The transplant will be undertaken in collaboration with a British institution, a senior spokesman for SIUT told Dawn on Monday. He said the date for the operation was yet to be fixed.
A couple of patients had already been admitted to the hospital for this purpose. The first recipient was likely to be a child, said the source.
The only definitive treatment for end stage liver disease was transplant, he added. This disease is found frequently among alcoholics and those having Hepatitis B, C or D.
“So, SIUT is soon going to give the people of Pakistan another breakthrough as it takes the first step towards the treatment of Cirrhosis and Hepatitis.”
Renal transplantation was undertaken for the first time at the SIUT in 1985. The institute had carried out at least 1,000 kidney transplants by early 2002. Three transplant surgeries are carried out every week and, according to the SIUT, its success rate is comparable to any other leading transplant centre in the world.
Liver transplantation too is largely going to be done free at the SIUT. The cost of liver transplantation in the US is about $250,000 for non-residents, which is out of reach for most Pakistanis.

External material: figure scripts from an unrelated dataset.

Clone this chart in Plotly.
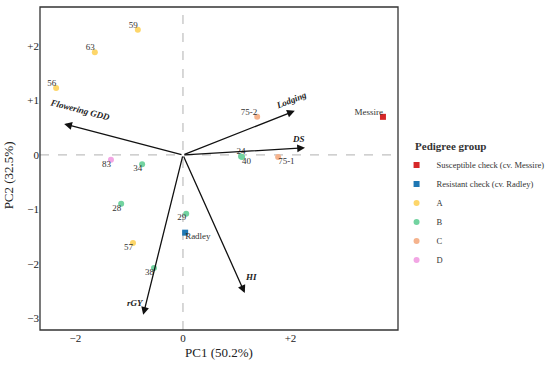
import plotly.graph_objects as go

# Genotype scores
names = ["59", "63", "56", "57", "83", "34", "28", "29", "38", "24", "40", "75-2", "75-1", "Messire", "Radley"]
groups = ["A", "A", "A", "A", "D", "B", "B", "B", "B", "B", "B", "C", "C",
          "Susceptible check (cv. Messire)", "Resistant check (cv. Radley)"]
pc1 = [-0.84, -1.64, -2.36, -0.93, -1.34, -0.76, -1.15, 0.06, -0.54, 1.08, 1.10, 1.38, 1.77, 3.72, 0.04]
pc2 = [2.30, 1.89, 1.23, -1.62, -0.09, -0.17, -0.90, -1.08, -2.08, -0.03, -0.04, 0.70, -0.04, 0.70, -1.43]

# Trait loadings (scaled)
traits = ["Flowering GDD", "Lodging", "DS", "HI", "rGY"]
load1 = [-2.21, 2.08, 2.27, 1.15, -0.74]
load2 = [0.57, 0.81, 0.13, -2.54, -2.94]

group_order = ["Susceptible check (cv. Messire)", "Resistant check (cv. Radley)", "A", "B", "C", "D"]
colors = {"Susceptible check (cv. Messire)": "#d62728", "Resistant check (cv. Radley)": "#1f77b4",
          "A": "#fdd66a", "B": "#72d3a0", "C": "#f5b38d", "D": "#f2a6e4"}
symbols = {"Susceptible check (cv. Messire)": "square", "Resistant check (cv. Radley)": "square"}

label_pos = {"59": "top left", "63": "top left", "56": "top left", "57": "bottom left", "83": "bottom left",
             "34": "bottom left", "28": "bottom left", "29": "bottom left", "38": "bottom left",
             "24": "top center", "40": "bottom right", "75-2": "top left", "75-1": "bottom right",
             "Messire": "top left", "Radley": "bottom right"}

FONT = "Liberation Serif, Times New Roman, serif"
XR = [-2.66, 4.0]
YR = [-3.22, 2.72]
fig = go.Figure()

# zero lines
fig.add_shape(type="line", x0=XR[0], x1=XR[1], y0=0, y1=0, line=dict(color="#b0b0b0", width=1, dash="dash"), layer="below")
fig.add_shape(type="line", x0=0, x1=0, y0=YR[0], y1=YR[1], line=dict(color="#b0b0b0", width=1, dash="dash"), layer="below")
# frame
fig.add_shape(type="rect", xref="paper", yref="paper", x0=0, x1=1, y0=0, y1=1,
              line=dict(color="#333", width=1.3))

for g in group_order:
    idx = [i for i, gg in enumerate(groups) if gg == g]
    fig.add_trace(go.Scatter(
        x=[pc1[i] for i in idx], y=[pc2[i] for i in idx],
        mode="markers", name=g,
        marker=dict(color=colors[g], size=6, symbol=symbols.get(g, "circle")),
        hoverinfo="skip"))

# point labels
fig.add_trace(go.Scatter(
    x=pc1, y=pc2, mode="text", text=names,
    textposition=[label_pos[n] for n in names],
    textfont=dict(family=FONT, size=9, color="#333"),
    showlegend=False, hoverinfo="skip"))

# arrows
for t, a, b in zip(traits, load1, load2):
    fig.add_annotation(x=a, y=b, ax=0, ay=0, xref="x", yref="y", axref="x", ayref="y",
                       showarrow=True, arrowhead=2, arrowsize=1.2, arrowwidth=1.3, arrowcolor="#111", text="")

label_cfg = {
    "Flowering GDD": dict(dx=0.3, dy=0.25, angle=14.6),
    "Lodging": dict(dx=-0.06, dy=0.2, angle=-21.4),
    "DS": dict(dx=-0.13, dy=0.16, angle=0),
    "HI": dict(dx=0.12, dy=0.3, angle=0),
    "rGY": dict(dx=-0.15, dy=0.22, angle=0),
}
for t, a, b in zip(traits, load1, load2):
    c = label_cfg[t]
    fig.add_annotation(x=a + c["dx"], y=b + c["dy"], xref="x", yref="y", text="<i><b>" + t + "</b></i>",
                       showarrow=False, textangle=c["angle"],
                       font=dict(family=FONT, size=9, color="#222"))

# axis titles
fig.add_annotation(x=0.5, y=-0.04, xref="paper", yref="paper", yanchor="top", showarrow=False,
                   text="PC1 (50.2%)", font=dict(size=13, family=FONT, color="#222"))
fig.add_annotation(x=-0.112, y=0.48, xref="paper", yref="paper", showarrow=False, textangle=-90,
                   text="PC2 (32.5%)", font=dict(size=13, family=FONT, color="#222"))

fig.update_layout(
    width=550, height=365, plot_bgcolor="white", paper_bgcolor="white",
    margin=dict(l=40, r=152, t=7, b=35, autoexpand=False),
    font=dict(family=FONT, color="#222"),
    legend=dict(title=dict(text="&nbsp;&nbsp;&nbsp;&nbsp;&nbsp;&nbsp;<b>Pedigree group</b>", font=dict(size=11, family=FONT)),
                x=0.996, xanchor="left", y=0.6, yanchor="top", bgcolor="rgba(0,0,0,0)",
                font=dict(size=8.5, family=FONT, color="#333"), itemsizing="trace", itemwidth=30, tracegroupgap=0),
)
fig.update_xaxes(range=XR, tickvals=[-2, 0, 2], ticktext=["\u22122", "0", "+2"],
                 showgrid=False, zeroline=False, showline=False,
                 ticks="", tickfont=dict(size=11, family=FONT))
fig.update_yaxes(range=YR, tickvals=[-3, -2, -1, 0, 1, 2],
                 ticktext=["\u22123", "\u22122", "\u22121", "0", "+1", "+2"],
                 showgrid=False, zeroline=False, showline=False,
                 ticks="", tickfont=dict(size=11, family=FONT))

fig.write_html("out.html", config={"displayModeBar": False},
               post_script="document.body.style.margin='0px';")
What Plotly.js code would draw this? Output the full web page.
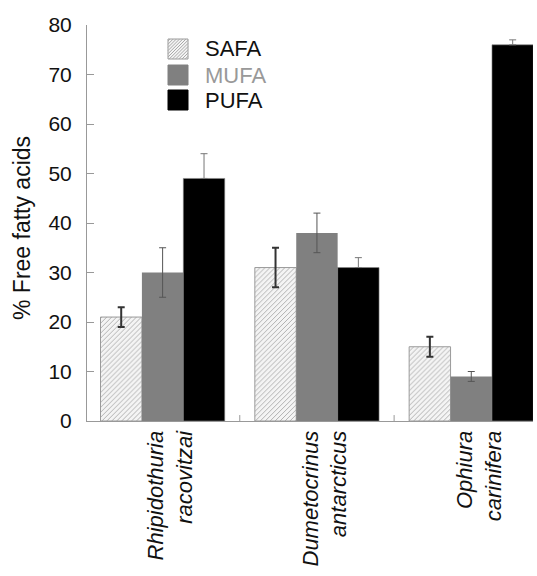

The procedure is not being performed in Pakistan though a number of Asian countries, including Turkey and Saudi Arabia, have their own liver transplant programmes. According to the Asian Transplant Registry 1997 data, nine countries of the region are performing this kind of transplantation.
The total number of transplants carried out in 1997 was 332, of which 176 involved living donors while the rest had cadaver donors.
Meanwhile, under the SIUT’s expansion plans an oncology centre is being built at a site across the road from its new building. The new centre, to be completed at a cost of Rs300 million, would be ready by the first half of 2005, said a source.
The funds for the project had been provided by a philanthropist. The building housing the SIUT’s oncology wing will be a seven-storey structure having a total covered area of 7,000 square feet, he said.
The building would be linked to the SIUT’s main building through two bridges. The centre will be equipped to deal with all cases of urological oncology. “It will have operation theatres and also an academic division.”
The oncology wing would be equipped with equipment needed for Brachytherapy — a technique to treat prostrate cancer. Linear accelerators would also be acquired for the centre.
The institute has also acquired a plot of land measuring 100 acres in Kathor, 40km from Karachi. There, an institute of health sciences is proposed to be built, according to a SIUT brochure.